En el verano de 1969, Estados Unidos dio lo mejor y lo peor de sí mismo: se llegaba a la luna, se celebraban tres días de paz, amor y música y un tarado como Manson se cepillaba el sueño 'hippy', tontorrón pero bienintencionado, asesinando por error a la mujer de Roman Polanski y a algunos de sus amigos (en esa casa había vivido el productor musical Terry Melcher, hijo de Doris Day, quien se había negado a producirle un disco a Don Helter Skelter y habría acabado muerto de no haber cambiado de domicilio unos meses antes).
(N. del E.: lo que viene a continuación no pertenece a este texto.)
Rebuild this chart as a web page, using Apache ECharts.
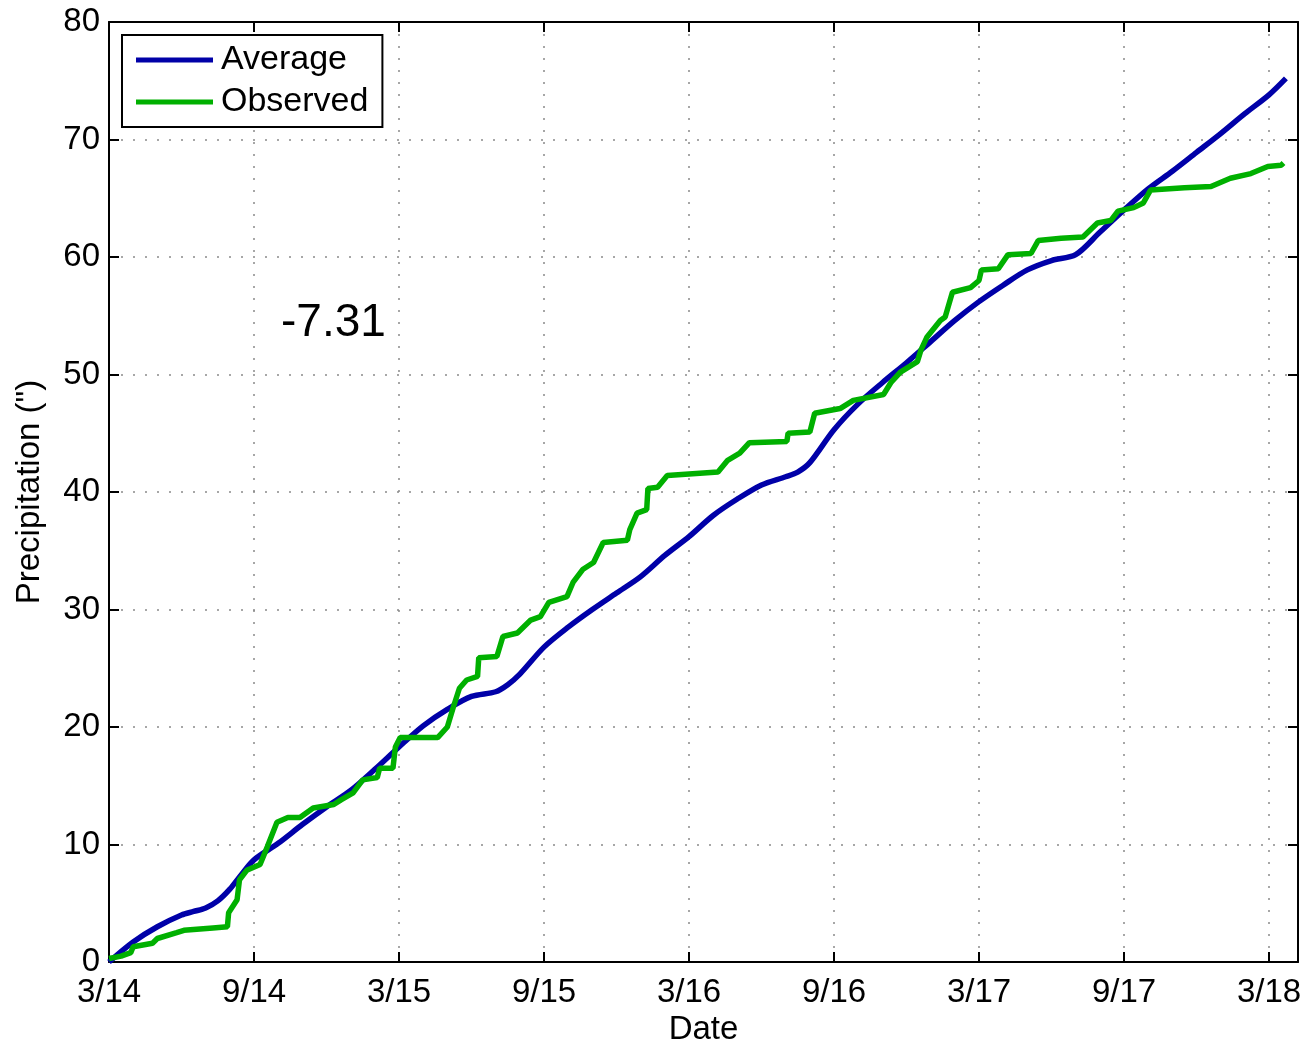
<!DOCTYPE html>
<html>
<head>
<meta charset="utf-8">
<script src="https://cdn.jsdelivr.net/npm/echarts@6/dist/echarts.min.js"></script>
<style>
  html, body { margin: 0; padding: 0; background: #fff; }
  #main { width: 1307px; height: 1045px; }
</style>
</head>
<body>
<div id="main"></div>
<script>
// x values are months since March 2014
var tickLabels = ["3/14", "9/14", "3/15", "9/15", "3/16", "9/16", "3/17", "9/17", "3/18"];

var averageData = [
  [0, 0], [1, 1.7], [2, 3.0], [3, 4.0], [3.5, 4.3], [4, 4.6], [4.5, 5.2], [5, 6.2], [5.5, 7.5],
  [6, 8.7], [7, 10.1], [8, 11.7], [9, 13.2], [10, 14.6], [11, 16.4], [12, 18.3], [13, 20.1],
  [14, 21.5], [15, 22.6], [16, 23.0], [16.5, 23.6], [17, 24.5], [18, 26.8], [19, 28.5],
  [20, 30.0], [21, 31.4], [22, 32.8], [23, 34.6], [24, 36.2], [25, 38.0], [26, 39.4],
  [27, 40.6], [28, 41.3], [28.5, 41.7], [29, 42.5], [30, 45.3], [31, 47.5], [32, 49.3],
  [33, 51.0], [34, 52.8], [35, 54.6], [36, 56.2], [37, 57.6], [38, 58.9], [39, 59.7],
  [40, 60.2], [41, 62.1], [42, 64.0], [43, 65.8], [44, 67.3], [45, 68.9], [46, 70.5],
  [47, 72.2], [48, 73.8], [48.7, 75.2]
];

var observedData = [
  [0, 0.3], [0.5, 0.5], [0.9, 0.8], [1.0, 1.3], [1.8, 1.6], [2.0, 2.0], [2.8, 2.5], [3.1, 2.7],
  [4.3, 2.9], [4.9, 3.0], [4.95, 4.2], [5.3, 5.3], [5.4, 7.0], [5.7, 7.8], [6.25, 8.3],
  [6.55, 9.8], [6.95, 11.9], [7.4, 12.3], [7.9, 12.3], [8.45, 13.1], [9.3, 13.4], [9.6, 13.8],
  [10.1, 14.4], [10.5, 15.5], [11.1, 15.7], [11.2, 16.5], [11.75, 16.5], [11.85, 18.3],
  [12.05, 19.1], [13.6, 19.1], [14.0, 20.0], [14.25, 21.7], [14.5, 23.3], [14.8, 24.0],
  [15.25, 24.3], [15.3, 25.9], [16.05, 26.0], [16.3, 27.7], [16.9, 28.0], [17.45, 29.1],
  [17.85, 29.4], [18.2, 30.6], [18.95, 31.1], [19.2, 32.3], [19.6, 33.4], [20.05, 34.0],
  [20.45, 35.7], [21.45, 35.9], [21.55, 36.8], [21.85, 38.2], [22.25, 38.5], [22.3, 40.3],
  [22.7, 40.4], [23.1, 41.4], [25.2, 41.7], [25.6, 42.7], [26.1, 43.3], [26.5, 44.2],
  [28.05, 44.3], [28.1, 45.0], [29.0, 45.1], [29.2, 46.7], [30.25, 47.1], [30.8, 47.8],
  [32.05, 48.3], [32.35, 49.3], [32.75, 50.2], [33.45, 51.1], [33.6, 52.1], [33.85, 53.2],
  [34.4, 54.6], [34.6, 54.9], [34.9, 57.0], [35.65, 57.4], [36.0, 58.0], [36.1, 58.9],
  [36.8, 59.0], [37.2, 60.2], [38.15, 60.3], [38.45, 61.4], [39.4, 61.6], [40.3, 61.7],
  [40.9, 62.9], [41.45, 63.1], [41.75, 63.9], [42.4, 64.2], [42.8, 64.6], [43.1, 65.7],
  [44.5, 65.9], [45.6, 66.0], [46.4, 66.7], [47.25, 67.1], [47.95, 67.7], [48.5, 67.8],
  [48.6, 68.0]
];

var differenceText = "-7.31";

var myChart = echarts.init(document.getElementById("main"));
var font = "Liberation Sans, Arial, sans-serif";
var gridDots = { type: [2, 10], color: "#8a8a8a", width: 1.5 };
var frameLine = { color: "#000", width: 2 };
var tickStyle = { color: "#000", width: 2 };

var option = {
  backgroundColor: "#fff",
  animation: false,
  grid: { left: 109, right: 9, top: 22, bottom: 83, containLabel: false, outerBoundsMode: "none" },
  legend: {
    orient: "vertical",
    left: 122,
    top: 35,
    padding: [8, 14, 8, 14],
    itemGap: 8,
    itemWidth: 77,
    itemHeight: 5,
    icon: "rect",
    backgroundColor: "#fff",
    borderColor: "#000",
    borderWidth: 2,
    textStyle: { fontFamily: font, fontSize: 34, color: "#000", padding: [0, 0, 0, 3] },
    data: ["Average", "Observed"]
  },
  xAxis: [
    {
      type: "value",
      min: 0,
      max: 49.2,
      interval: 6,
      position: "bottom",
      name: "Date",
      nameLocation: "middle",
      nameGap: 48,
      nameTextStyle: { fontFamily: font, fontSize: 33, color: "#000" },
      axisLine: { onZero: false, lineStyle: frameLine },
      axisTick: { inside: true, length: 10, lineStyle: tickStyle },
      axisLabel: {
        fontFamily: font,
        fontSize: 33,
        color: "#000",
        margin: 14,
        showMaxLabel: false,
        formatter: function (v) {
          var i = Math.round(v / 6);
          return Math.abs(v - i * 6) < 1e-6 ? tickLabels[i] || "" : "";
        }
      },
      splitLine: { show: true, lineStyle: gridDots }
    },
    {
      type: "value",
      min: 0,
      max: 49.2,
      interval: 6,
      position: "top",
      axisLine: { onZero: false, lineStyle: frameLine },
      axisTick: { inside: true, length: 10, lineStyle: tickStyle },
      axisLabel: { show: false },
      splitLine: { show: false }
    }
  ],
  yAxis: [
    {
      type: "value",
      min: 0,
      max: 80,
      interval: 10,
      position: "left",
      name: 'Precipitation (")',
      nameLocation: "middle",
      nameGap: 63,
      nameTextStyle: { fontFamily: font, fontSize: 33, color: "#000" },
      axisLine: { show: true, onZero: false, lineStyle: frameLine },
      axisTick: { show: true, inside: true, length: 10, lineStyle: tickStyle },
      axisLabel: { fontFamily: font, fontSize: 33, color: "#000", margin: 9 },
      splitLine: { show: true, lineStyle: gridDots }
    },
    {
      type: "value",
      min: 0,
      max: 80,
      interval: 10,
      position: "right",
      axisLine: { show: true, onZero: false, lineStyle: frameLine },
      axisTick: { show: true, inside: true, length: 10, lineStyle: tickStyle },
      axisLabel: { show: false },
      splitLine: { show: false }
    }
  ],
  graphic: [
    {
      type: "text",
      left: 281,
      top: 300,
      style: { text: differenceText, fontFamily: font, fontSize: 46, fill: "#000" }
    }
  ],
  series: [
    {
      name: "Average",
      type: "line",
      xAxisIndex: 0,
      yAxisIndex: 0,
      data: averageData,
      smooth: 0.3,
      showSymbol: false,
      color: "#0000a8",
      lineStyle: { width: 5.5, color: "#0000a8" },
      z: 3
    },
    {
      name: "Observed",
      type: "line",
      xAxisIndex: 0,
      yAxisIndex: 0,
      data: observedData,
      showSymbol: false,
      color: "#00b000",
      lineStyle: { width: 5.5, color: "#00b000" },
      z: 4
    }
  ]
};

myChart.setOption(option);
window.onresize = function () {
  myChart.resize();
};
</script>
</body>
</html>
Woodstock ha tenido más 'remakes' que el del 94, pero mucho menos lucidos: en 1979 adoptó el aspecto de un concierto en el Madison Square Garden; en 1989 se volvió al lugar original; en 1999, la juerga se trasladó a Rome, Nueva York; en el 2009, no me pregunten por qué, la cosa se celebró en Kostrzyn, Polonia; y en el 2019 se suponía que Michael Lang, uno de los padres del invento, iba a montar el evento del cincuentenario en Walking Glen, Nueva York, pero la cosa está siendo tan caótica que aún no se sabe si a mediados de este mes de agosto habrá o no habrá Woodstock 50. 

Nostalgia y negocio

A falta de un organizador potente como Live Aid, que pasó de Lang como de la peste, hay problemas de falta de efectivo, los grupos previstos han exigido cobrar su tarifa por adelantado, el de la granja de Walking Glen se ha echado para atrás y hasta el Departamento de Sanidad de la zona le ha retirado la licencia al sufrido organizador.
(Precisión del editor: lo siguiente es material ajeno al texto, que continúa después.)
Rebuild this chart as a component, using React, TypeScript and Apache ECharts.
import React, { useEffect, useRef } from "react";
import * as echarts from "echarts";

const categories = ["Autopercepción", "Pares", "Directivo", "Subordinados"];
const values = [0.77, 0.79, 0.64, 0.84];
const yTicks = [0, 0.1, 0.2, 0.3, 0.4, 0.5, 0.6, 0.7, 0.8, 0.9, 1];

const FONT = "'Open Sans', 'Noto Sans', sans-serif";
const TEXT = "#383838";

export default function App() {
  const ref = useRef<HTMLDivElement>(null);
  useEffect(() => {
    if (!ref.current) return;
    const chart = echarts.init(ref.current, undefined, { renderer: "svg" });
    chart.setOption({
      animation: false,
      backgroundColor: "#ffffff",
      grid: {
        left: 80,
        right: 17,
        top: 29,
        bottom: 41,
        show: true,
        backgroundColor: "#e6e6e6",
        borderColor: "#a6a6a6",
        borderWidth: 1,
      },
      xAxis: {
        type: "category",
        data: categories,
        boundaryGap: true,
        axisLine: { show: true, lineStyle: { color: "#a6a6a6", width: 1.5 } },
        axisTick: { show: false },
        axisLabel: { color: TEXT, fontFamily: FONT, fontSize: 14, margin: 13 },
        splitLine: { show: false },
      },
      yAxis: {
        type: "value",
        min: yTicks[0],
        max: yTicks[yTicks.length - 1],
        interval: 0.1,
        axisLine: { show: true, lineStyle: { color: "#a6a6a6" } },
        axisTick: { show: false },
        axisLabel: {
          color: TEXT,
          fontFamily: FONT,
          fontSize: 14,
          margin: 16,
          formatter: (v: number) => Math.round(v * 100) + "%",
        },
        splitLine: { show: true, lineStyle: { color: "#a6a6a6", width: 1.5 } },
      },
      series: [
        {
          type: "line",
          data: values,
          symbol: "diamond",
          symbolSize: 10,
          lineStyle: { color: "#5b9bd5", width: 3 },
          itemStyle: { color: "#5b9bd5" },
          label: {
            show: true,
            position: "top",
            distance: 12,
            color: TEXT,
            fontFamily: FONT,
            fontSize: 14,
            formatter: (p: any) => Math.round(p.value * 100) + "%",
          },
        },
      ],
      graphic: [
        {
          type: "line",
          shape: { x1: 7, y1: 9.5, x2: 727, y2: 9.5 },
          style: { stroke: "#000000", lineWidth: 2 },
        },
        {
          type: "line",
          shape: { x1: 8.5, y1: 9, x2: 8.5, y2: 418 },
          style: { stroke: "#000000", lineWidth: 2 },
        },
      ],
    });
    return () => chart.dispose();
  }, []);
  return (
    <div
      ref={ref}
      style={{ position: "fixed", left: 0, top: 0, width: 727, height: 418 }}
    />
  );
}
Por mí, se lo pueden ahorrar, la verdad. Todos los festivales de conmemoración se han basado en la nostalgia y en el deseo de ganar dinero, así que con el Woodstock de 1969 –solo unos pocos artistas repitieron en el del 94: The Band, Santana, Country Joe McDonald, John Sebastian, Crosby, Stills & Nash y alguno más– vamos todos que chutamos. Por cierto, ahora me entero de que uno de mis grupos favoritos de todos los tiempos, The Incredible String Band, actuó en la edición original del festival. Concretamente, el sábado 16 de agosto de 1969 entre las seis y media y las siete y cuarto de la tarde. Pero el grupo se disolvió hace años y Jimi Hendrix está más muerto que carracuca: el pobre Michael Lang empieza a parecer una de esas personas que un día tuvieron una buena idea y creyeron que les iba a dar de comer toda la vida.